Auch die Nutzung der Universitätsbibliothek, die im November 1944 bei einem Bombenangriff erheblich beschädigt worden war, war stark eingeschränkt

 Zwar waren die meisten Bücher rechtzeitig in Sicherheit gebracht worden. Es gab aber noch keine Räume und Regale, um die eine Million Bände unterzubringen, so dass die Studenten nur sehr begrenzt Bücher ausleihen konnten.

Knapp ein Drittel der Studenten war in der Rechts- und Staatswissenschaftlichen Fakultät eingeschrieben, fast 30 Prozent im Fach Medizin.

Der Anteil der Frauen war unterschiedlich hoch. In der Medizin stellten sie mehr als 30 Prozent, bei den Juristen lediglich 3,4 Prozent.
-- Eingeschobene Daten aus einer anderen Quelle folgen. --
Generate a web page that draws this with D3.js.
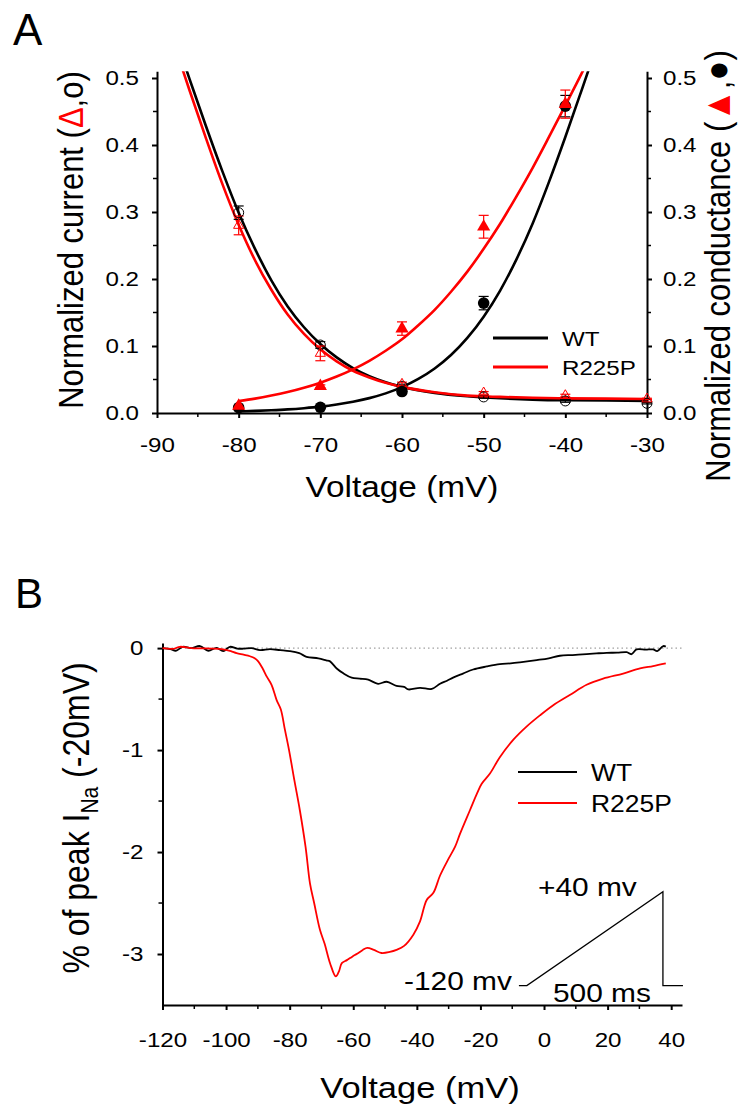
<!DOCTYPE html>
<html><head><meta charset="utf-8">
<script src="https://cdn.jsdelivr.net/npm/d3@7"></script>
<style>body{margin:0;background:#fff} text{font-family:"Liberation Sans",Arial,sans-serif;fill:#000}</style>
</head><body><svg id="c" width="741" height="1109"></svg>
<script>
// ---------- Panel A data ----------
const voltA = [-80,-70,-60,-50,-40,-30];
const wtCurrent = [0.299,0.1015,0.040,0.024,0.018,0.0145];
const wtCurrentErr = [0.010,0.005,0.003,0.002,0.002,0.001];
const rpCurrent = [0.280,0.089,0.043,0.030,0.026,0.021];
const rpCurrentErr = [0.014,0.011,0.003,0.002,0.002,0.001];
const voltG = [-80,-70,-60,-50,-40];
const wtCond = [0.008,0.0085,0.032,0.164,0.458];
const wtCondErr = [0.001,0.001,0.003,0.010,0.016];
const rpCond = [0.0105,0.040,0.126,0.278,0.461];
const rpCondErr = [0.001,0.002,0.010,0.017,0.021];
// fitted curves
const fitInactV = [-88,-86,-84,-82,-80,-78,-76,-74,-72,-70,-68,-66,-64,-62,-60,-56,-52,-48,-44,-40,-35,-30];
const wtInactFit = [0.569,0.498,0.428,0.361,0.299,0.245,0.198,0.159,0.128,0.103,0.083,0.067,0.055,0.046,0.039,0.030,0.025,0.022,0.020,0.019,0.0186,0.018];
const rpInactFit = [0.554,0.481,0.410,0.342,0.281,0.228,0.184,0.147,0.118,0.095,0.077,0.063,0.053,0.045,0.039,0.031,0.026,0.024,0.0227,0.0219,0.0215,0.021];
const fitActV = [-80,-78,-76,-74,-72,-70,-68,-66,-64,-62,-60,-58,-56,-54,-52,-50,-48,-46,-44,-42,-40,-38,-36];
const wtActFit = [0.0023,0.0031,0.0041,0.0054,0.0072,0.0095,0.0127,0.0168,0.0222,0.0293,0.0386,0.0508,0.0664,0.0865,0.112,0.1437,0.1824,0.229,0.283,0.345,0.412,0.482,0.553];
const rpActFit = [0.018,0.0215,0.026,0.0313,0.0377,0.0453,0.0544,0.0651,0.0779,0.0929,0.110,0.131,0.154,0.181,0.211,0.245,0.282,0.323,0.366,0.412,0.459,0.507,0.555];
const xTicksA = [-90,-80,-70,-60,-50,-40,-30];
const yTicksA = [0,0.1,0.2,0.3,0.4,0.5];

// ---------- Panel B data ----------
const wtRampV = [-120,-117.5,-115.8,-113.6,-111,-108.2,-105.6,-103,-100.9,-98.8,-96.5,-94.6,-92,-89.3,-86.2,-83,-80,-77,-74.7,-71,-68.5,-67.3,-65.2,-63,-60.5,-58,-55.3,-52.2,-49.5,-46.4,-44,-42.7,-39,-35.3,-32.7,-30.5,-28.6,-25.5,-22.3,-18,-13.9,-10.5,-7.6,-2.3,1.5,5,9,13.4,16.5,19.7,23,26,27.5,29.1,32,34.3,35.6,37.5,38.3];
const wtRampI = [0,-0.01,-0.026,0.013,0.0,0.02,-0.026,0.003,-0.03,0.013,-0.005,-0.006,0.0,-0.02,-0.01,-0.02,-0.03,-0.05,-0.085,-0.10,-0.12,-0.13,-0.2,-0.25,-0.29,-0.30,-0.31,-0.35,-0.33,-0.37,-0.38,-0.405,-0.39,-0.40,-0.35,-0.32,-0.29,-0.25,-0.21,-0.18,-0.157,-0.15,-0.14,-0.118,-0.1,-0.075,-0.068,-0.059,-0.052,-0.046,-0.045,-0.04,-0.06,-0.013,-0.015,-0.013,-0.03,0.02,0.015];
const rpRampV = [-120,-116.6,-114.5,-111,-108.2,-104,-100.9,-98.5,-96.7,-94.5,-92.5,-91,-89.9,-88.5,-87.2,-85.7,-84.1,-82.8,-81.5,-80.2,-78.5,-76.8,-75,-73.6,-72.3,-70.5,-69,-67.3,-65.5,-64.5,-63.6,-62,-61,-59.5,-58.4,-57,-55.6,-53.5,-51.1,-48.5,-46.4,-44,-41.1,-39,-36.9,-34.8,-32.7,-30.1,-28,-26.4,-23.3,-21,-19.6,-17,-13.9,-9.7,-5.5,-1.3,2.9,8.1,13.4,18.6,24.9,30.2,34.3,38.3];
const rpRampI = [0,-0.007,0.013,0.0,-0.003,-0.005,-0.013,-0.03,-0.05,-0.065,-0.08,-0.1,-0.13,-0.2,-0.28,-0.36,-0.51,-0.6,-0.80,-1.0,-1.3,-1.59,-1.95,-2.31,-2.5,-2.76,-2.9,-3.09,-3.22,-3.17,-3.09,-3.06,-3.04,-3.01,-2.99,-2.96,-2.94,-2.96,-2.99,-2.98,-2.96,-2.92,-2.81,-2.68,-2.47,-2.40,-2.23,-2.07,-1.95,-1.82,-1.59,-1.42,-1.33,-1.23,-1.07,-0.90,-0.77,-0.66,-0.56,-0.46,-0.36,-0.30,-0.25,-0.20,-0.176,-0.15];
const xTicksB = [-120,-100,-80,-60,-40,-20,0,20,40];
const yTicksB = [0,-1,-2,-3];
// voltage protocol inset, drawn in panel B data units
const protoV = [-7.9,-5.4,37.4,37.4,43.7];
const protoI = [-3.31,-3.31,-2.39,-3.31,-3.31];

const RED = "#ff0000";
const SX = 1.15; // horizontal text stretch of the original figure
const svg = d3.select("#c");

function label(g, x, y, str, size, opts = {}) {
  const t = g.append("text")
    .attr("transform", `translate(${x},${y}) scale(${opts.sx || SX},1)` + (opts.rot ? ` rotate(${opts.rot})` : ""))
    .attr("font-size", size)
    .attr("text-anchor", opts.anchor || "start");
  if (str !== null) t.text(str);
  return t;
}
function stretchAxisText(g, size) {
  g.selectAll(".tick text").each(function() {
    const t = d3.select(this);
    const x = +t.attr("x") || 0;
    t.attr("x", 0).attr("transform", `translate(${x},0) scale(${SX},1)`)
     .attr("font-size", size).attr("font-family", '"Liberation Sans",Arial,sans-serif').attr("fill", "#000");
  });
}
const fmt = f => d => d3.format(f)(d).replace("\u2212", "-");

// ================= Panel A =================
const xA = d3.scaleLinear().domain([-90, -30]).range([157, 647]);
const yA = d3.scaleLinear().domain([0, 0.51]).range([413, 71.3]);
const gA = svg.append("g");

function axisStyle(g, w) {
  g.selectAll("path.domain").attr("stroke", "#000").attr("stroke-width", w);
  g.selectAll(".tick line").attr("stroke", "#000").attr("stroke-width", w);
}
const minorXA = d3.range(-85, -30, 10);
const minorYA = d3.range(0.05, 0.51, 0.1);
gA.append("g").selectAll("line").data(minorXA).join("line")
  .attr("x1", d => xA(d)).attr("x2", d => xA(d)).attr("y1", 413).attr("y2", 417).attr("stroke", "#000").attr("stroke-width", 1.5);
gA.append("g").selectAll("line").data(minorYA).join("line")
  .attr("x1", 153).attr("x2", 157).attr("y1", d => yA(d)).attr("y2", d => yA(d)).attr("stroke", "#000").attr("stroke-width", 1.5);
gA.append("g").selectAll("line").data(minorYA).join("line")
  .attr("x1", 647).attr("x2", 651).attr("y1", d => yA(d)).attr("y2", d => yA(d)).attr("stroke", "#000").attr("stroke-width", 1.5);

const axXA = gA.append("g").attr("transform", "translate(0,413)")
  .call(d3.axisBottom(xA).tickValues(xTicksA).tickSize(5).tickPadding(19).tickSizeOuter(0).tickFormat(fmt("d")));
const axYA = gA.append("g").attr("transform", "translate(157,0)")
  .call(d3.axisLeft(yA).tickValues(yTicksA).tickSize(5).tickPadding(13).tickSizeOuter(0).tickFormat(fmt(".1f")));
const axYA2 = gA.append("g").attr("transform", "translate(647,0)")
  .call(d3.axisRight(yA).tickValues(yTicksA).tickSize(5).tickPadding(11).tickSizeOuter(0).tickFormat(fmt(".1f")));
[axXA, axYA, axYA2].forEach(a => { axisStyle(a, 2); stretchAxisText(a, 21); });

// curves
gA.append("clipPath").attr("id", "clipA").append("rect").attr("x", 150).attr("y", yA(0.51)).attr("width", 510).attr("height", 400);
const lineA = (vs, ys) => d3.line().x((d, i) => xA(vs[i])).y(d => yA(d)).curve(d3.curveMonotoneX)(ys);
const curves = gA.append("g").attr("clip-path", "url(#clipA)").attr("fill", "none").attr("stroke-width", 2.6);
curves.append("path").attr("d", lineA(fitInactV, wtInactFit)).attr("stroke", "#000");
curves.append("path").attr("d", lineA(fitActV, wtActFit)).attr("stroke", "#000");
curves.append("path").attr("d", lineA(fitInactV, rpInactFit)).attr("stroke", RED);
curves.append("path").attr("d", lineA(fitActV, rpActFit)).attr("stroke", RED);

// error bars
function errBars(vs, ys, es, color) {
  const g = gA.append("g").attr("stroke", color).attr("stroke-width", 1.2);
  vs.forEach((v, i) => {
    const x = xA(v), y0 = yA(ys[i] - es[i]), y1 = yA(ys[i] + es[i]);
    g.append("line").attr("x1", x).attr("x2", x).attr("y1", y0).attr("y2", y1);
    g.append("line").attr("x1", x - 5).attr("x2", x + 5).attr("y1", y0).attr("y2", y0);
    g.append("line").attr("x1", x - 5).attr("x2", x + 5).attr("y1", y1).attr("y2", y1);
  });
}
errBars(voltA, wtCurrent, wtCurrentErr, "#000");
errBars(voltA, rpCurrent, rpCurrentErr, RED);
errBars(voltG, wtCond, wtCondErr, "#000");
errBars(voltG, rpCond, rpCondErr, RED);

const tri = d3.symbol().type(d3.symbolTriangle);
gA.append("g").selectAll("circle").data(wtCurrent).join("circle")
  .attr("cx", (d, i) => xA(voltA[i])).attr("cy", d => yA(d)).attr("r", 5)
  .attr("fill", "none").attr("stroke", "#000").attr("stroke-width", 1);
gA.append("g").selectAll("path").data(rpCurrent).join("path")
  .attr("transform", (d, i) => `translate(${xA(voltA[i])},${yA(d)})`).attr("d", tri.size(45)())
  .attr("fill", "none").attr("stroke", RED).attr("stroke-width", 1);
gA.append("g").selectAll("circle").data(wtCond).join("circle")
  .attr("cx", (d, i) => xA(voltG[i])).attr("cy", d => yA(d)).attr("r", 5.8).attr("fill", "#000");
gA.append("g").selectAll("path").data(rpCond).join("path")
  .attr("transform", (d, i) => `translate(${xA(voltG[i])},${yA(d)})`).attr("d", tri.size(75)())
  .attr("fill", RED);

// legend A
const legA = gA.append("g");
[["WT", "#000", 338], ["R225P", RED, 367]].forEach(([n, c, y]) => {
  legA.append("line").attr("x1", 493).attr("x2", 548).attr("y1", y).attr("y2", y).attr("stroke", c).attr("stroke-width", 3);
  label(legA, 562, y + 7.5, n, 21);
});

// titles A
label(gA, 13, 45, "A", 44, { sx: 1 });
label(gA, 402, 497, "Voltage (mV)", 29, { anchor: "middle" });
const tl = label(gA, 83, 240, null, 31, { anchor: "middle", rot: -90 });
tl.append("tspan").text("Normalized current (");
tl.append("tspan").style("fill", RED).text("\u0394");
tl.append("tspan").text(",o)");
const tr = label(gA, 730, 266, null, 31, { anchor: "middle", rot: -90 });
tr.append("tspan").text("Normalized conductance (");
tr.append("tspan").style("fill", RED).attr("font-size", 33).text("\u25B2");
tr.append("tspan").text(",");
tr.append("tspan").attr("font-size", 33).text("\u25CF");
tr.append("tspan").text(")");

// ================= Panel B =================
const xB = d3.scaleLinear().domain([-120, 43.4]).range([162.5, 682]);
const yB = d3.scaleLinear().domain([-3.5, 0.05]).range([1005, 643]);
const gB = svg.append("g");

gB.append("line").attr("x1", xB(-120)).attr("x2", xB(43.7)).attr("y1", yB(0)).attr("y2", yB(0))
  .attr("stroke", "#888").attr("stroke-width", 1).attr("stroke-dasharray", "1.5,3");

const minorXB = d3.range(-110, 41, 20);
const minorYB = [-0.5, -1.5, -2.5];
gB.append("g").selectAll("line").data(minorXB).join("line")
  .attr("x1", d => xB(d)).attr("x2", d => xB(d)).attr("y1", 1005).attr("y2", 1009).attr("stroke", "#000").attr("stroke-width", 1.5);
gB.append("g").selectAll("line").data(minorYB).join("line")
  .attr("x1", 158.5).attr("x2", 162.5).attr("y1", d => yB(d)).attr("y2", d => yB(d)).attr("stroke", "#000").attr("stroke-width", 1.5);

const axXB = gB.append("g").attr("transform", "translate(0,1005)")
  .call(d3.axisBottom(xB).tickValues(xTicksB).tickSize(5).tickPadding(22).tickSizeOuter(0).tickFormat(fmt("d")));
const axYB = gB.append("g").attr("transform", "translate(162.5,0)")
  .call(d3.axisLeft(yB).tickValues(yTicksB).tickSize(5).tickPadding(14).tickSizeOuter(0).tickFormat(fmt("d")));
[axXB, axYB].forEach(a => { axisStyle(a, 2); stretchAxisText(a, 21); });

const lineB = (vs, ys) => d3.line().x((d, i) => xB(vs[i])).y(d => yB(d)).curve(d3.curveCatmullRom)(ys);
gB.append("path").attr("d", lineB(wtRampV, wtRampI)).attr("fill", "none").attr("stroke", "#000").attr("stroke-width", 1.8);
gB.append("path").attr("d", lineB(rpRampV, rpRampI)).attr("fill", "none").attr("stroke", RED).attr("stroke-width", 1.8);

// legend B
const legB = gB.append("g");
[["WT", "#000", 772], ["R225P", RED, 803]].forEach(([n, c, y]) => {
  legB.append("line").attr("x1", 518).attr("x2", 577).attr("y1", y).attr("y2", y).attr("stroke", c).attr("stroke-width", 2);
  label(legB, 591, y + 8.5, n, 23);
});

// protocol inset
gB.append("path").attr("d", d3.line().x((d, i) => xB(protoV[i])).y(d => yB(d))(protoI))
  .attr("fill", "none").attr("stroke", "#000").attr("stroke-width", 1.3);
label(gB, xB(-1.9), yB(-2.43), "+40 mv", 26);
label(gB, xB(-10.1), yB(-3.35), "-120 mv", 26, { anchor: "end" });
label(gB, xB(2.8), yB(-3.47), "500 ms", 26);

// titles B
label(gB, 15, 608, "B", 42, { sx: 1 });
label(gB, 420, 1098, "Voltage (mV)", 30, { anchor: "middle" });
const tb = label(gB, 89, 818, null, 32, { anchor: "middle", rot: -90 });
tb.append("tspan").text("% of peak I");
tb.append("tspan").attr("font-size", 21).attr("dy", 8).text("Na");
tb.append("tspan").attr("dy", -8).text(" (-20mV)");
</script></body></html>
Das juristische und wirtschaftswissenschaftliche Studium liege "der Eigenart der Frau weniger", schrieb damals ein Autor in der Ende 1945 gegründeten Göttinger Universitätszeitung (GUZ), aus der später die Deutsche Universitätszeitung (DUZ) hervorging.
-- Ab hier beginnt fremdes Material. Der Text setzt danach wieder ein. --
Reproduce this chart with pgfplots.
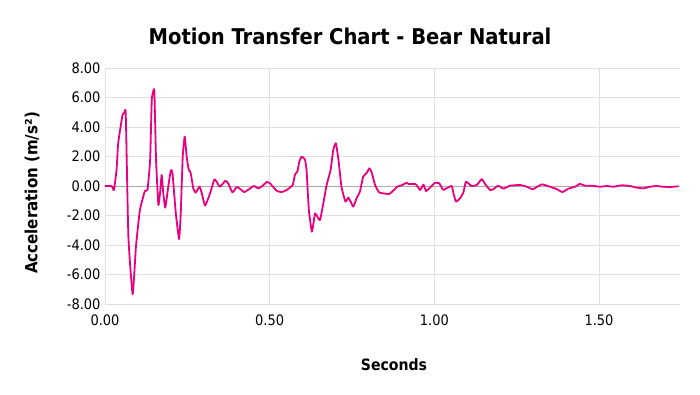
\documentclass[border=0pt]{standalone}
\usepackage{pgfplots}
\pgfplotsset{compat=1.18}
\usepackage{fontspec}
\setmainfont{DejaVu Sans}
\newfontfamily\condfont{DejaVu Sans Condensed}
\definecolor{lineMag}{RGB}{232,0,126}
\definecolor{gridG}{RGB}{224,224,224}
\definecolor{zeroG}{RGB}{170,170,170}
\begin{document}
\begin{tikzpicture}[x=1bp,y=1bp]
\path[use as bounding box] (0,0) rectangle (700,394);
\node[font=\condfont\bfseries\fontsize{21.8}{26}\selectfont] at (350,358) {Motion Transfer Chart - Bear Natural};
\node[font=\condfont\bfseries\fontsize{15.7}{18}\selectfont] at (394,29) {Seconds};
\node[font=\condfont\bfseries\fontsize{16.8}{20}\selectfont, rotate=90] at (32,201) {Acceleration (m/s²)};
\begin{axis}[
  at={(105bp,90bp)}, anchor=south west,
  scale only axis, width=575bp, height=236bp,
  xmin=0, xmax=1.746, ymin=-8, ymax=8,
  xtick={0,0.5,1,1.5}, ytick={-8,-6,-4,-2,0,2,4,6,8},
  xticklabels={0.00,0.50,1.00,1.50},
  yticklabels={-8.00,-6.00,-4.00,-2.00,0.00,2.00,4.00,6.00,8.00},
  tick label style={font=\condfont\fontsize{14.5}{17}\selectfont, text=black},
  xticklabel style={yshift=-7bp},
  yticklabel style={xshift=-1bp},
  major tick length=0pt,
  grid=major, major grid style={gridG, line width=0.8pt},
  axis line style={gridG, line width=0.8pt},
  axis x line*=bottom, axis y line*=left,
  clip=false,
]
\addplot[zeroG, line width=0.9pt, forget plot] coordinates {(0,0) (1.746,0)};
\addplot[lineMag, line width=1.8pt, smooth, tension=0.25, line join=round] coordinates {
(0,0) (0.02,0) (0.027,-0.27) (0.035,1.08) (0.040,2.9) (0.053,4.8) (0.058,4.93) (0.063,4.9) (0.071,-3.44) (0.084,-7.34) (0.094,-4.1) (0.106,-1.63) (0.121,-0.34) (0.129,-0.27) (0.137,1.76) (0.142,5.83) (0.147,6.46) (0.150,6.4) (0.155,1.76) (0.162,-1.29) (0.167,-0.5) (0.172,0.75) (0.177,-0.5) (0.183,-1.47) (0.192,-0.05) (0.200,1.08) (0.205,0.86) (0.215,-1.85) (0.225,-3.6) (0.230,-1.85) (0.236,1.99) (0.242,3.35) (0.248,1.99) (0.254,1.13) (0.26,0.9) (0.268,-0.16) (0.275,-0.45) (0.287,-0.05) (0.294,-0.5) (0.304,-1.33) (0.319,-0.5) (0.332,0.45) (0.339,0.29) (0.349,-0.05) (0.366,0.36) (0.375,0.14) (0.387,-0.43) (0.40,-0.07) (0.408,-0.16) (0.423,-0.41) (0.437,-0.22) (0.452,0) (0.466,-0.16) (0.478,0) (0.491,0.27) (0.501,0.18) (0.521,-0.32) (0.536,-0.41) (0.552,-0.27) (0.570,0.07) (0.577,0.79) (0.584,0.97) (0.590,1.65) (0.597,1.99) (0.607,1.81) (0.612,1.08) (0.619,-1.63) (0.628,-3.1) (0.633,-2.53) (0.638,-1.85) (0.645,-2.08) (0.653,-2.31) (0.663,-1.17) (0.673,0.07) (0.685,1.08) (0.693,2.44) (0.701,2.9) (0.709,1.76) (0.718,-0.05) (0.730,-1.06) (0.739,-0.79) (0.746,-1.06) (0.754,-1.4) (0.764,-0.83) (0.774,-0.38) (0.784,0.63) (0.795,0.9) (0.803,1.2) (0.810,0.9) (0.820,0.07) (0.832,-0.43) (0.845,-0.5) (0.863,-0.54) (0.875,-0.32) (0.887,-0.05) (0.901,0.05) (0.916,0.22) (0.921,0.14) (0.941,0.14) (0.948,0) (0.957,-0.27) (0.967,0.09) (0.975,-0.34) (0.992,0) (1.002,0.22) (1.015,0.18) (1.027,-0.27) (1.037,-0.16) (1.053,0) (1.058,-0.5) (1.066,-1.06) (1.078,-0.83) (1.088,-0.45) (1.096,0.29) (1.113,0) (1.129,0.07) (1.144,0.47) (1.154,0.14) (1.169,-0.27) (1.179,-0.22) (1.194,0.02) (1.210,-0.18) (1.230,0.02) (1.260,0.07) (1.281,-0.05) (1.299,-0.22) (1.326,0.11) (1.351,-0.05) (1.372,-0.22) (1.389,-0.41) (1.407,-0.18) (1.427,-0.05) (1.442,0.14) (1.458,0.02) (1.478,0.02) (1.503,-0.05) (1.524,0) (1.544,-0.05) (1.569,0.05) (1.594,0) (1.614,-0.11) (1.635,-0.16) (1.655,-0.05) (1.675,0) (1.695,-0.05) (1.715,-0.07) (1.741,-0.02)
};
\end{axis}
\end{tikzpicture}
\end{document}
Entnazifizierung bruchstückhaft

Eine andere Autorin monierte, dass die Frauen nach der Rückkehr der Männer aus dem Krieg wieder aus der Hochschule herausgedrängt würden mit dem Argument, dass Frauen in einer "typisch männlichen Bildungsanstalt" nichts zu suchen hätten.

Auch wenn in der Aula nun nicht mehr die Büste Adolf Hitlers vor der Königswand platziert war, blieb die Entnazifizierung bruchstückhaft. Zwar war eine Reihe von Professoren und Dozenten, die sich in der NS-Zeit als Führungsfiguren hervorgetan hatten, ihrer Ämter enthoben worden.

Andere, die nur aufgrund ihrer Parteizugehörigkeit ohne wissenschaftliche Eignung einen Lehrstuhl zugeschanzt bekommen hatten, blieben jedoch in Amt und Würden.

Ein anderes Beispiel für Kontinuität gab der Historiker Karl Brandi: Er knüpfte an seine Vorlesung aus dem Wintersemester 1944/45 an und behandelte nach "Mittelalter I" nun "Mittelalter II".

Zu den ersten Studenten gehörte der spätere Bundespräsident Richard von Weizsäcker. Er empfinde "tiefe Dankbarkeit" für das, was die Universität Göttingen damals geleistet habe, sagte er später.

Einige der damaligen Professoren hätten ihn tief beeindruckt. Nicht nur die Professoren hätten ihn geprägt: "Die Freunde, die ich für mein ganzes Leben erworben habe, stammen aus dieser Göttinger Zeit."

Den 70. Jahrestag ihrer Wiedereröffnung feiert die Uni am Montag, 14. September, mit einem Festakt in der Aula, Wilhelmsplatz.